Puedo encontrarme en el lugar más iluminado del mundo, pero puedo estar también al mismo tiempo en la mayor oscuridad de mi vida. Por supuesto que dependerá de muchas cosas, pero principalmente de dos cosas: a) de que haya buena luz; b) de que tenga los ojos y los oídos bien abiertos.
No sólo la luz es necesaria, sino también que mis oídos oigan, pero sobre todo, que escuchen. Porque sólo viendo y escuchando podemos alcanzar la verdad y vivirla. Y para ver y escuchar hace falta, primero luz y segundo capacidad para oír. Y podemos, aunque veamos y oigamos, estar ciegos y sordos.
Y lo estamos, cuando sólo vemos por nuestra, herida, contaminada y tentada, razón. Una razón que busca sólo las formulas de satisfacer sus propios egoísmos; una razón que lucha por sobre salir sobre, valga la redundancia, los demás. Una razón egoísta que no escucha, sino propone y hace valer sus ideas infestadas y contagiadas de poder, comodidades, pasiones y sentimientos posesivos, tantos espirituales como materiales.

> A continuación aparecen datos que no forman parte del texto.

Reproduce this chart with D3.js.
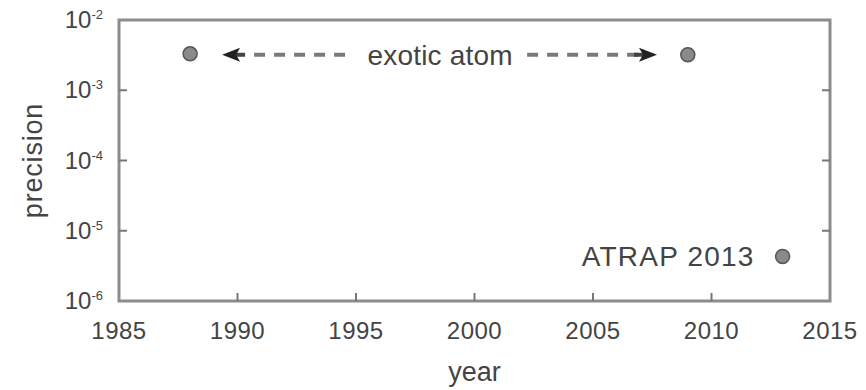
<!DOCTYPE html>
<html>
<head>
<meta charset="utf-8">
<script src="https://cdn.jsdelivr.net/npm/d3@7"></script>
<style>
  body { margin: 0; background: #fff; }
  text { font-family: "Liberation Sans", Arial, sans-serif; fill: #444; }
</style>
</head>
<body>
<script>
// data
var years = [1988, 2009, 2013];
var precision = [3.3e-3, 3.2e-3, 4.3e-6];
var pointLabels = ["", "", "ATRAP 2013"];
var xTicks = [1985, 1990, 1995, 2000, 2005, 2010, 2015];
var yExponents = [-2, -3, -4, -5, -6];
// arrow annotation: tips in years, text centre year, precision level
var arrowSpan = [1989.35, 2007.7];
var arrowText = "exotic atom";
var arrowTextYear = 1998.55;
var arrowLevel = 3.2e-3;

var margin = {top: 20, right: 36, bottom: 89, left: 119},
    width = 866 - margin.left - margin.right,
    height = 390 - margin.top - margin.bottom;

var svg = d3.select("body").append("svg")
    .attr("width", 866)
    .attr("height", 390);

var g = svg.append("g")
    .attr("transform", "translate(" + margin.left + "," + margin.top + ")");

var x = d3.scaleLinear().domain([1985, 2015]).range([0, width]);
var y = d3.scaleLog().domain([1e-6, 1e-2]).range([height, 0]);

// frame
g.append("rect")
    .attr("width", width)
    .attr("height", height)
    .style("fill", "none")
    .style("stroke", "#8c8c8c")
    .style("stroke-width", 3);

// x ticks (inward) and labels
g.selectAll(".xtick")
    .data(xTicks.slice(1, -1))
  .enter().append("line")
    .attr("x1", function(d) { return x(d); })
    .attr("x2", function(d) { return x(d); })
    .attr("y1", height)
    .attr("y2", height - 8)
    .style("stroke", "#777")
    .style("stroke-width", 2);

g.selectAll(".xlabel")
    .data(xTicks)
  .enter().append("text")
    .attr("x", function(d) { return x(d); })
    .attr("y", height + 38)
    .attr("text-anchor", "middle")
    .style("font-size", "24px")
    .style("letter-spacing", "0.5px")
    .text(function(d) { return d; });

// y ticks (inward, both sides) and labels
[0, width].forEach(function(x0) {
  g.selectAll(null)
      .data(yExponents.slice(1, -1))
    .enter().append("line")
      .attr("x1", x0)
      .attr("x2", x0 == 0 ? 8 : x0 - 8)
      .attr("y1", function(d) { return y(Math.pow(10, d)); })
      .attr("y2", function(d) { return y(Math.pow(10, d)); })
      .style("stroke", "#777")
      .style("stroke-width", 2);
});

var ylab = g.selectAll(".ylabel")
    .data(yExponents)
  .enter().append("text")
    .attr("x", -16)
    .attr("y", function(d) { return y(Math.pow(10, d)) + 8; })
    .attr("text-anchor", "end")
    .style("font-size", "24px");
ylab.append("tspan").text("10");
ylab.append("tspan")
    .attr("dy", -9)
    .style("font-size", "13px")
    .text(function(d) { return String(d); });

// axis titles
g.append("text")
    .attr("x", width / 2)
    .attr("y", height + 80)
    .attr("text-anchor", "middle")
    .style("font-size", "27px")
    .text("year");

g.append("text")
    .attr("transform", "translate(" + (-77) + "," + (height / 2) + ") rotate(-90)")
    .attr("text-anchor", "middle")
    .style("font-size", "27px")
    .style("letter-spacing", "0.8px")
    .text("precision");

// arrow annotation
var ay = y(arrowLevel);
var tx = x(arrowTextYear);
var xl = x(arrowSpan[0]), xr = x(arrowSpan[1]);

g.append("line")
    .attr("x1", xl + 32).attr("x2", tx - 95)
    .attr("y1", ay).attr("y2", ay)
    .style("stroke", "#7a7a7a")
    .style("stroke-width", 4)
    .style("stroke-dasharray", "11,9");

g.append("line")
    .attr("x1", tx + 87).attr("x2", xr - 19)
    .attr("y1", ay).attr("y2", ay)
    .style("stroke", "#7a7a7a")
    .style("stroke-width", 4)
    .style("stroke-dasharray", "11,9");

// arrow heads with a short stub
[[xl, 1], [xr, -1]].forEach(function(a) {
  var t = a[0], s = a[1];
  g.append("line")
      .attr("x1", t + s * 12).attr("x2", t + s * 23)
      .attr("y1", ay).attr("y2", ay)
      .style("stroke", "#444")
      .style("stroke-width", 4);
  g.append("path")
      .attr("d", "M" + t + "," + ay +
                 "L" + (t + s * 18) + "," + (ay - 7) +
                 "L" + (t + s * 14) + "," + ay +
                 "L" + (t + s * 18) + "," + (ay + 7) + "Z")
      .style("fill", "#222");
});

g.append("text")
    .attr("x", tx)
    .attr("y", ay + 10)
    .attr("text-anchor", "middle")
    .style("font-size", "28px")
    .style("letter-spacing", "0.2px")
    .text(arrowText);

// points
g.selectAll(".dot")
    .data(years)
  .enter().append("circle")
    .attr("cx", function(d) { return x(d); })
    .attr("cy", function(d, i) { return y(precision[i]); })
    .attr("r", 7)
    .style("fill", "#8a8a8a")
    .style("stroke", "#555")
    .style("stroke-width", 1.5);

g.selectAll(".plabel")
    .data(years)
  .enter().append("text")
    .attr("x", function(d) { return x(d) - 28; })
    .attr("y", function(d, i) { return y(precision[i]) + 10; })
    .attr("text-anchor", "end")
    .style("font-size", "28px")
    .style("letter-spacing", "1.2px")
    .text(function(d, i) { return pointLabels[i]; });
</script>
</body>
</html>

Pero, ocurre también, que a veces cerramos los ojos y miramos a otro lado. No queremos complicaciones que nos inquietan y nos comprometen. Comprendemos y nos compadecemos, pero nos atrae y nos gusta una vida más cómoda, placentera y despreocupada. Nos gusta colaborar y nos solidarizamos con muchas causas, pero queremos vivir nuestra vida cómoda y placentera.
Cerramos los ojos y rechazamos el compromiso por amor de trabajar por un mundo mejor. Lo hacemos a media vela, dejando nuestros ojos entre abiertos y en penumbra, porque no queremos ver con claridad. No queremos demasiada luz que aclare nuestra vista, porque precisamente no queremos ver.
Perdona Señor nuestra ceguera voluntaria y llénanos de paz, sabiduría y fortaleza para que, abriendo los ojos, seamos capaces de mirar de frente a los Tuyos y corresponderte con la misma mirada con la que Tú, Señor, nos miras.